Tous les groupes et expressions « néo-fascistes » ne sont que des symptômes de l’effondrement du marché mondial qui a poussé la production technologique à son paroxysme et qui expulse progressivement la force de travail, en exacerbant les tensions sociales, en propageant les ressentiments ethniques et nationaux et en provoquant des guerres civiles généralisées dans les rues. Nous ne pouvions pas attendre autre chose d’individus qui ont intériorisé les contraintes de la rentabilité capitaliste, qui sentent et entendent de tous côtés les appels à la concurrence. Le citoyen qui s’accroche à la défense démocratique des libertés économiques doit désormais vivre avec son frère « néo-fasciste » qui veut s’imposer dans le même champ concurrentiel en utilisant toutes les armes possibles, y compris les armes à feu.
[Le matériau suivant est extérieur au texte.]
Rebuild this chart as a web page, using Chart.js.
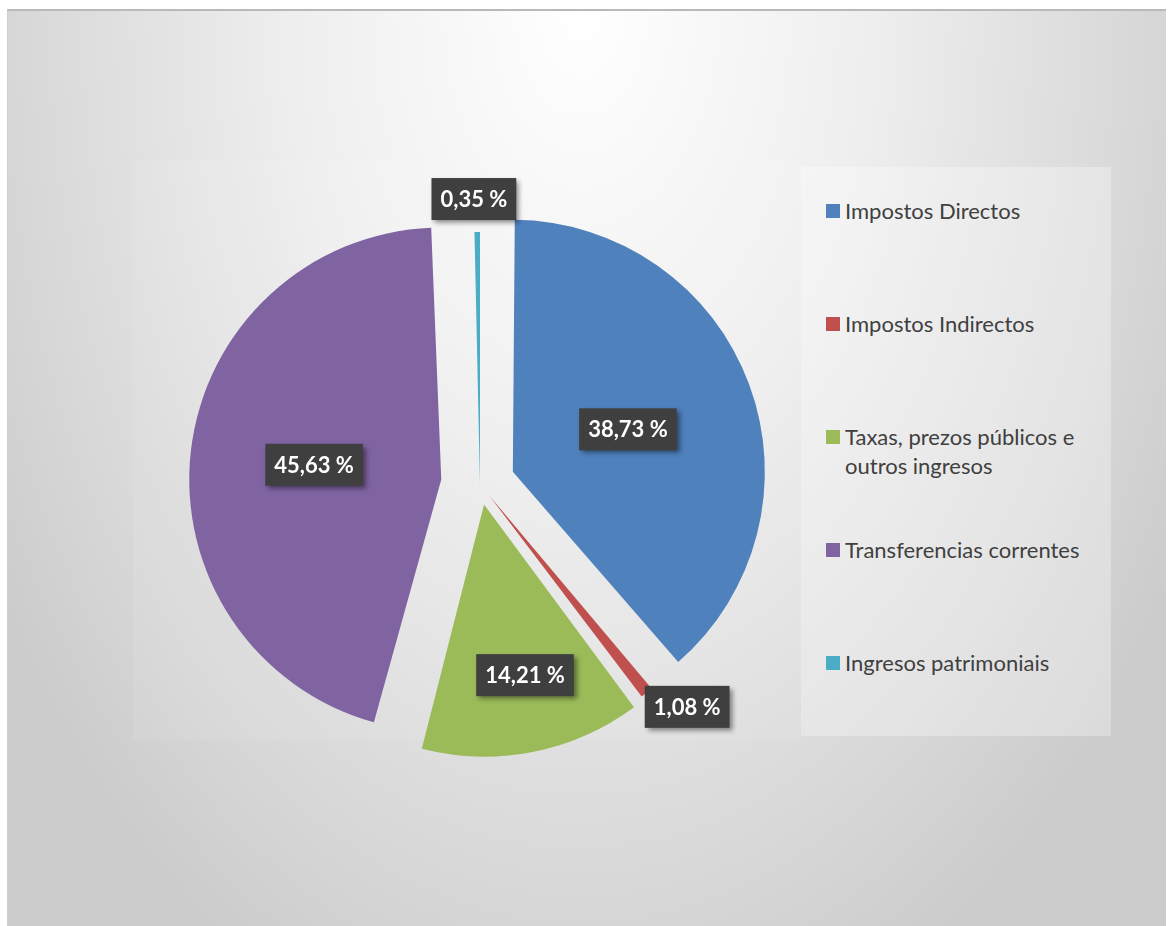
<!DOCTYPE html>
<html>
<head>
<meta charset="utf-8">
<script src="https://cdn.jsdelivr.net/npm/chart.js@4.4.1/dist/chart.umd.min.js"></script>
<style>
  html, body { margin: 0; padding: 0; background: #fff; }
  #frame {
    position: absolute; left: 7px; top: 9px; width: 1159px; height: 917px;
    box-sizing: border-box;
    border-top: 2px solid #b9b9b9; border-left: 1px solid #cfcfcf;
    background: radial-gradient(ellipse 700px 1100px at 573px 0px,
      #ffffff 0%, #eeeeee 42%, #d9d9d9 78%, #cbcbcb 100%);
  }
  #plotBox {
    position: absolute; left: 133px; top: 160px; width: 668px; height: 580px;
    background: rgba(255, 255, 255, 0.08);
  }
  #legendBox {
    position: absolute; left: 801px; top: 167px; width: 310px; height: 569px;
    background: rgba(255, 255, 255, 0.3);
  }
  #chart { position: absolute; left: 0; top: 0; }
  .item {
    position: absolute; left: 826px; width: 290px;
    font-family: Lato, "Open Sans", sans-serif; font-size: 22px;
    line-height: 29px; color: #404040;
  }
  .item .sw { position: absolute; left: 0; top: 8px; width: 14px; height: 14px; }
  .item .tx { margin-left: 19px; width: 250px; }
</style>
</head>
<body>
<div id="frame"></div>
<div id="plotBox"></div>
<div id="legendBox"></div>
<div id="legend"></div>
<canvas id="chart" width="1169" height="926"></canvas>
<script>
const categories = [
  "Impostos Directos",
  "Impostos Indirectos",
  "Taxas, prezos públicos e outros ingresos",
  "Transferencias correntes",
  "Ingresos patrimoniais"
];
const shares = [38.73, 1.08, 14.21, 45.63, 0.35];
const sliceColors = ["#4f81bd", "#c0504d", "#9bbb59", "#8064a2", "#4bacc6"];

// how far each slice is pulled out, in px
const explode = [35, 15, 21, 39, 0];
// value boxes: distance from slice tip (share of radius), turn off the mid angle (deg)
const labelSpots = [[0.487, 0], [1.148, -4.5], [0.696, -2.4], [0.508, 0], [1.131, -0.6]];
const pieRadius = 252;

// legend
const legend = document.getElementById("legend");
categories.forEach((name, i) => {
  const el = document.createElement("div");
  el.className = "item";
  el.style.top = (196 + i * 113) + "px";
  el.innerHTML = `<span class="sw" style="background:${sliceColors[i]}"></span><div class="tx">${name}</div>`;
  legend.appendChild(el);
});

// chart.js grows exploded arcs a bit, keep them all on one radius
const sameRadius = {
  id: "sameRadius",
  afterDatasetUpdate(chart, args) {
    args.meta.data.forEach((arc, i) => {
      const fix = 1 - Math.sin(Math.min(Math.PI, arc.circumference));
      arc.outerRadius = pieRadius - explode[i] * fix;
    });
  }
};

const valueBoxes = {
  id: "valueBoxes",
  afterDatasetsDraw(chart) {
    const ctx = chart.ctx;
    const meta = chart.getDatasetMeta(0);
    ctx.save();
    ctx.font = "bold 22px Lato, 'Open Sans', sans-serif";
    ctx.textAlign = "center";
    ctx.textBaseline = "middle";
    meta.data.forEach((arc, i) => {
      const mid = (arc.startAngle + arc.endAngle) / 2;
      const tipX = arc.x + Math.cos(mid) * explode[i];
      const tipY = arc.y + Math.sin(mid) * explode[i];
      const a = mid + labelSpots[i][1] * Math.PI / 180;
      const r = labelSpots[i][0] * pieRadius;
      const x = tipX + Math.cos(a) * r;
      const y = tipY + Math.sin(a) * r;
      const text = shares[i].toFixed(2).replace(".", ",") + " %";
      const w = ctx.measureText(text).width + 18;
      const h = 42;
      ctx.shadowColor = "rgba(0,0,0,0.45)";
      ctx.shadowBlur = 5;
      ctx.shadowOffsetX = 3;
      ctx.shadowOffsetY = 3;
      ctx.fillStyle = "#3f3f3f";
      ctx.fillRect(x - w / 2, y - h / 2, w, h);
      ctx.shadowColor = "transparent";
      ctx.fillStyle = "#ffffff";
      ctx.fillText(text, x, y + 1);
    });
    ctx.restore();
  }
};

new Chart(document.getElementById("chart"), {
  type: "pie",
  data: {
    labels: categories,
    datasets: [{
      data: shares,
      backgroundColor: sliceColors,
      borderWidth: 0,
      offset: explode.map(v => v * 4)
    }]
  },
  options: {
    responsive: false,
    animation: false,
    events: [],
    radius: pieRadius,
    layout: { padding: { left: 0, right: 209, top: 42, bottom: 0 } },
    plugins: {
      legend: { display: false },
      tooltip: { enabled: false }
    }
  },
  plugins: [sameRadius, valueBoxes]
});
</script>
</body>
</html>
La différence de ces hordes miliciennes et mafieuses par rapport au fascisme historique, selon Kurz, est qu’elles n’ont plus la capacité de former un projet social et politique global, puisque la démocratie de marché a elle aussi rempli son rôle historique et que l’individualisation a été poussée à l’extrême. Le nouveau radicalisme de droite ne manque pas de montrer sa vérité historique en brandissant des drapeaux monarchistes, des bannières avec des symboles croisés ou des croix gammées : son penchant est régressif et témoigne que nous vivons dans une société sans avenir.

Maurilio Botelho

Original : A nova fase do fascismo e uma sociedade sem futuro - Controversia

Robert Kurz, Die Demokratie frisst ihre Kinder. Bemerkungen zum neuen Rechtsradikalismus (1993) (Traduction française à paraître aux éditions Crise & Critique, 2024). 

 

[1] Umberto Eco, Reconnaître le fascisme, Paris, Grasset, 2017.

[2] Max Horkheimer, « Pourquoi le fascisme ? » (1939), Esprit, n°17 (5), mai 1978.

[3] Robert Kurz, L’Effondrement de la modernisation. De l’écroulement du socialisme de caserne à la crise du marché mondial (1991), Albi, Crise & Critique, 2021.